## What is needed
Extract every line that contains the word "this".

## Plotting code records
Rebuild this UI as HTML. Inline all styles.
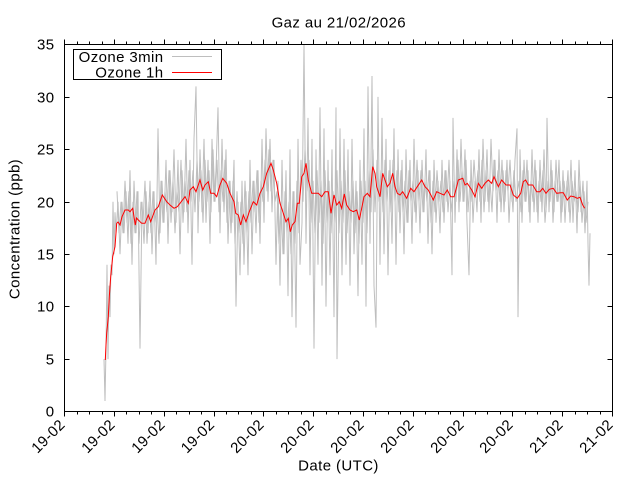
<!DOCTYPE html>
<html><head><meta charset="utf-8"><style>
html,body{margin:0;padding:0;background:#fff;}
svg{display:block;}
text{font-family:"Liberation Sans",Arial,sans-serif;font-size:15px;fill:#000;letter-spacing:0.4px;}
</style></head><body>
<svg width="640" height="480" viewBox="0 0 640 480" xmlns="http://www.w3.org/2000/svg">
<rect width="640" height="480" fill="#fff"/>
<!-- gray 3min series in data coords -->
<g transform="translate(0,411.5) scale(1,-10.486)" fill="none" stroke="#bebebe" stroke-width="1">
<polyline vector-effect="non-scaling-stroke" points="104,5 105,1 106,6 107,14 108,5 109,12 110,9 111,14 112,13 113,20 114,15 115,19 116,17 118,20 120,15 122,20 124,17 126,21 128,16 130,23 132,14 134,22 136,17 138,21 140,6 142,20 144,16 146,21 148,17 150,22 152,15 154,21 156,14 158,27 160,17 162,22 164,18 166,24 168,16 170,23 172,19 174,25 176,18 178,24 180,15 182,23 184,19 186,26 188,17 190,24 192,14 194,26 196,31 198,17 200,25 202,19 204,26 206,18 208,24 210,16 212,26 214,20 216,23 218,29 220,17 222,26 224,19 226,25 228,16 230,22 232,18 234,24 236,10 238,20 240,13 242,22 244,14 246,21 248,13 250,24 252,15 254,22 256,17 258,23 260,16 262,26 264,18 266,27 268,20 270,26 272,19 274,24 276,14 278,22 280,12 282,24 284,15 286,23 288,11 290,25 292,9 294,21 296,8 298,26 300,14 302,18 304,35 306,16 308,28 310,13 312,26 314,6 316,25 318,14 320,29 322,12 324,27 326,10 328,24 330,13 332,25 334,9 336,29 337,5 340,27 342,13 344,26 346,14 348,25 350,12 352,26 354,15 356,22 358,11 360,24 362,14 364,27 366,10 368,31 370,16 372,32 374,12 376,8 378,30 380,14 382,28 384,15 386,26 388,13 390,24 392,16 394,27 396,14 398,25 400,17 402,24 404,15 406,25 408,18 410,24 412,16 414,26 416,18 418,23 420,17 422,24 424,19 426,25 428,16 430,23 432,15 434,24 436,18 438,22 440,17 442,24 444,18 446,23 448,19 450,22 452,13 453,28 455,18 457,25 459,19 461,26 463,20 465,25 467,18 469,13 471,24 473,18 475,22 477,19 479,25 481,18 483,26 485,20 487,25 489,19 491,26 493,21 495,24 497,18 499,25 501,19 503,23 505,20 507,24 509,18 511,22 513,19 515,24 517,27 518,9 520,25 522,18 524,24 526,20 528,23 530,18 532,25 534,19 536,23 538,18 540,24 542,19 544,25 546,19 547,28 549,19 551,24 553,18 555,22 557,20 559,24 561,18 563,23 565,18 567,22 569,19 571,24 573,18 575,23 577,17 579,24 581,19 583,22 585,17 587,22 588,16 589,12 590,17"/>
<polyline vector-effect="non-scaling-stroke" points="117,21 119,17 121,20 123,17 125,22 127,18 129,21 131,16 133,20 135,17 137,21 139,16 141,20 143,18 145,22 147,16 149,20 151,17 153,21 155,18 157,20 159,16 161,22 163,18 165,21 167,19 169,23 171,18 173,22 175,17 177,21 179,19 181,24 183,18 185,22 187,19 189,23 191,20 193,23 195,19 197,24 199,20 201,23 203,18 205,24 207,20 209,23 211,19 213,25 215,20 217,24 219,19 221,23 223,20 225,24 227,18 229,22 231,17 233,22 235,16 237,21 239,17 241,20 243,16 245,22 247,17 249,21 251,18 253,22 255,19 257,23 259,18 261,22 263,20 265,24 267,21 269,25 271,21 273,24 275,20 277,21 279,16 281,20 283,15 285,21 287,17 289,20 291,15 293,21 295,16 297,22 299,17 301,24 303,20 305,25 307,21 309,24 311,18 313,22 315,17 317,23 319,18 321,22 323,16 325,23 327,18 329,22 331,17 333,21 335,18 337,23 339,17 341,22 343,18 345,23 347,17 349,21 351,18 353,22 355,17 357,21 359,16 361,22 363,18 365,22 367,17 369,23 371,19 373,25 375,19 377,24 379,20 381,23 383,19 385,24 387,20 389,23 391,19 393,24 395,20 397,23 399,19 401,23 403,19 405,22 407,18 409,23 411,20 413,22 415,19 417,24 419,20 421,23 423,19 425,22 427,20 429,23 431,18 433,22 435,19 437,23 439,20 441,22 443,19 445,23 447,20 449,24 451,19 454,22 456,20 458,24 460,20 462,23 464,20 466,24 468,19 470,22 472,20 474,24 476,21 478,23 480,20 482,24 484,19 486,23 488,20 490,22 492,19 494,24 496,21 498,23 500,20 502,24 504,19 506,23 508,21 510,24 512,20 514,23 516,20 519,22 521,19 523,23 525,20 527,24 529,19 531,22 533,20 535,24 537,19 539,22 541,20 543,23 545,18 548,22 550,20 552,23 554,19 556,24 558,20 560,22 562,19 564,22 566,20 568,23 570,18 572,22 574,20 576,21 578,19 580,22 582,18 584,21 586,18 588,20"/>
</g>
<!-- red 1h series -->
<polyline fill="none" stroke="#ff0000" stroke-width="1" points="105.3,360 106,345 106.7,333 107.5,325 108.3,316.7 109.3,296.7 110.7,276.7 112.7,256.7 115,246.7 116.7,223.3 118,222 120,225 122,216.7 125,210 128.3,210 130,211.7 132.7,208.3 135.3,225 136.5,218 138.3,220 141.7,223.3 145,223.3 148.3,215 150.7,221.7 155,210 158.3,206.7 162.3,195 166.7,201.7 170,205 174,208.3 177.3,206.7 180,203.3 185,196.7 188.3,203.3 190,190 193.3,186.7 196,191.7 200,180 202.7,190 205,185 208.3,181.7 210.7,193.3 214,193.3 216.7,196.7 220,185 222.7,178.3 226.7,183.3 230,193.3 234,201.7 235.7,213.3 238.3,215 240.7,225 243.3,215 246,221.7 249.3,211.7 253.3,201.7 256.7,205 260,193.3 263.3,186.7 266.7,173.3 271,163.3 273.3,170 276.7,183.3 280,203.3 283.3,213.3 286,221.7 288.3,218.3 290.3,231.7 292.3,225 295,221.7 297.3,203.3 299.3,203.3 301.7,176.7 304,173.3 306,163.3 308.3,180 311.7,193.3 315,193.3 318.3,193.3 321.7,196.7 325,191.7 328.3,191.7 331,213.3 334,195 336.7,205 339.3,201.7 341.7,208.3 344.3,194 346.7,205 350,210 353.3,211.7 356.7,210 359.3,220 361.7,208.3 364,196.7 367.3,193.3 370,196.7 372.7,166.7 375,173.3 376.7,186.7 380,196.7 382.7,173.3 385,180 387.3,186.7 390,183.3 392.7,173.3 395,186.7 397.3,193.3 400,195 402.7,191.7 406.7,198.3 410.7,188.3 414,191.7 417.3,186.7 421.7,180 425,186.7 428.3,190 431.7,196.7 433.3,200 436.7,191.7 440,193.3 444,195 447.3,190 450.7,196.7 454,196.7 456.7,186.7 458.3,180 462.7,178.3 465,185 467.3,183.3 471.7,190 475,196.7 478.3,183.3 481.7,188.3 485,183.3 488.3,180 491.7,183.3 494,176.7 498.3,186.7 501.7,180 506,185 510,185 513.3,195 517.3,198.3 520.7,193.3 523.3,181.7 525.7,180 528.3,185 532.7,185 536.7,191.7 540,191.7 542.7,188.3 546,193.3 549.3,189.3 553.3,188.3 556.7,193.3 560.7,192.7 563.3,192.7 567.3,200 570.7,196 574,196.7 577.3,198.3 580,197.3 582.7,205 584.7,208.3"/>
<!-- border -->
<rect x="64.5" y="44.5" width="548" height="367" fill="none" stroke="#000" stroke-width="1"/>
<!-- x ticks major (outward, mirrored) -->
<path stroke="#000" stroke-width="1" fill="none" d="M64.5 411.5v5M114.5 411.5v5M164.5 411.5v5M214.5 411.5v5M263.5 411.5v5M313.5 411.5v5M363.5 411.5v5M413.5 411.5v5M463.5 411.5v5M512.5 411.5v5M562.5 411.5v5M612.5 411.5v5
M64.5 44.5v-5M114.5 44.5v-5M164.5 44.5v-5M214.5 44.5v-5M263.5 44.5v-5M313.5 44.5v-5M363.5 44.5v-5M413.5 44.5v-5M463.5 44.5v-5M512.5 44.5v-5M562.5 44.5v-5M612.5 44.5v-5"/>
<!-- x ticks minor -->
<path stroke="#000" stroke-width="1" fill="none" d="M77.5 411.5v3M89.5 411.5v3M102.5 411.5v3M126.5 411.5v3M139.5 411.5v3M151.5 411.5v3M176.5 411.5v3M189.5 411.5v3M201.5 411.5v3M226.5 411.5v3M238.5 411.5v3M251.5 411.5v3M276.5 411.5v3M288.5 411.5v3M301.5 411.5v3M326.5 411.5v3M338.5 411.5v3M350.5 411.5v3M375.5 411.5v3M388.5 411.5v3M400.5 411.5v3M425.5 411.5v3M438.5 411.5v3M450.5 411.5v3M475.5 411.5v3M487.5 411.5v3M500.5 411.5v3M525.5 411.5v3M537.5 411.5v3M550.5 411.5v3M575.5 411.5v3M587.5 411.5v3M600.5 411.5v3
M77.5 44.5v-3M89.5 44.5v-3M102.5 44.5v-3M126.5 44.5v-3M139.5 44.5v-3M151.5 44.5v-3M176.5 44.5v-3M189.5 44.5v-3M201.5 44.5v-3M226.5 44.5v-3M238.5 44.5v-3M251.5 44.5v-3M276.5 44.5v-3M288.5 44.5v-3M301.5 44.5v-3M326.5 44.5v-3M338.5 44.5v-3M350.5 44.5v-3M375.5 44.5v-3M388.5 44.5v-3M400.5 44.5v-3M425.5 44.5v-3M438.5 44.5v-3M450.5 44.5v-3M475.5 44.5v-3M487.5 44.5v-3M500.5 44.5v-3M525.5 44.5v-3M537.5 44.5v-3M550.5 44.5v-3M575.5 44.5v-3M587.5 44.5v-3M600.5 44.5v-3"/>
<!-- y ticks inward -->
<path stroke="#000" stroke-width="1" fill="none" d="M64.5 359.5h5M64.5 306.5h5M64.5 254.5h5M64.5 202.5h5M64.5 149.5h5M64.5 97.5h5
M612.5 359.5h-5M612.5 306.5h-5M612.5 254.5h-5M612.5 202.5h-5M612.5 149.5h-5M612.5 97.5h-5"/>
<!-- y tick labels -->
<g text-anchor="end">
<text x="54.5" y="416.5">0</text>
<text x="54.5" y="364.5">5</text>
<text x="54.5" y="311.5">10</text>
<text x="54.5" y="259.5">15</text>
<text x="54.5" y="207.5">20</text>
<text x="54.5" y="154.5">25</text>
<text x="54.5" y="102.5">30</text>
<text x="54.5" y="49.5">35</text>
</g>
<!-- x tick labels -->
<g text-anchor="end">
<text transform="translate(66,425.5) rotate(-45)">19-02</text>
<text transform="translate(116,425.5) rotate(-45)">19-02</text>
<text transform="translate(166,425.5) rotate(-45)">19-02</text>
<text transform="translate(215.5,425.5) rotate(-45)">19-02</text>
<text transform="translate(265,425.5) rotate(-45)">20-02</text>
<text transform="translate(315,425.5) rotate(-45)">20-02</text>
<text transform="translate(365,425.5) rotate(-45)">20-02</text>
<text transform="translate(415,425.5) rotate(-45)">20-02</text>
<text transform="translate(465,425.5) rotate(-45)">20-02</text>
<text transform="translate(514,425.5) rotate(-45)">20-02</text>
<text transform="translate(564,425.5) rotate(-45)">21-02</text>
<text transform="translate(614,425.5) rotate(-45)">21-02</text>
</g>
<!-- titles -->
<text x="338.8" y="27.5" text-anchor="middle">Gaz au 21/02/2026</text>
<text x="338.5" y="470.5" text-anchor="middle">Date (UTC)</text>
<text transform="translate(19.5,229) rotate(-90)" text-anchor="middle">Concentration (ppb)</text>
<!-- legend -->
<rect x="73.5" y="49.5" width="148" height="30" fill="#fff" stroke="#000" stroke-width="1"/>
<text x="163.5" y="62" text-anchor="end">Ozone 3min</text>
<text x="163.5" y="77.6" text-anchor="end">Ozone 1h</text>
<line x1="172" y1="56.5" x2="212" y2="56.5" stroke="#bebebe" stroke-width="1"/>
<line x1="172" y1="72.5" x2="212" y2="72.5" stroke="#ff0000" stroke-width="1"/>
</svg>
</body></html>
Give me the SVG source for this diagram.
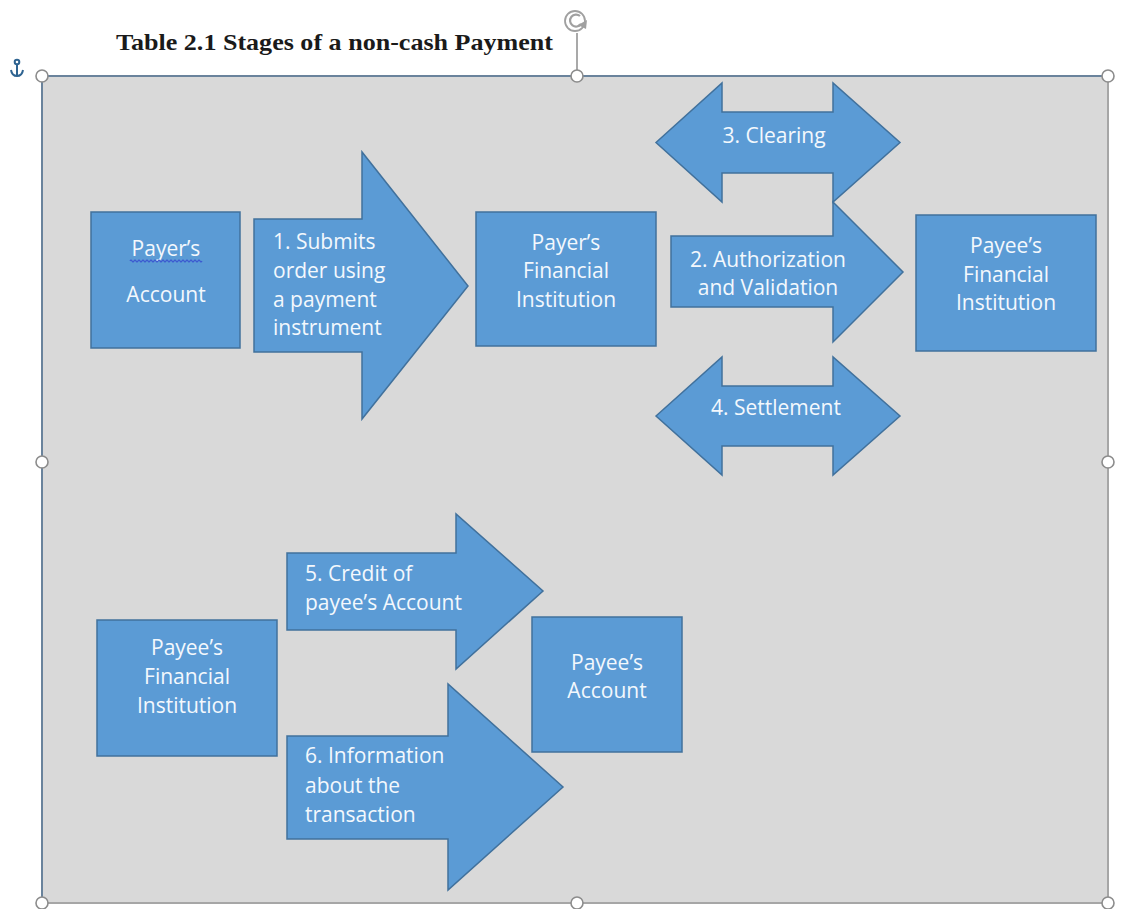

## Final answer
Rebuild this UI as HTML. Inline all styles.
Give me the SVG source for this diagram.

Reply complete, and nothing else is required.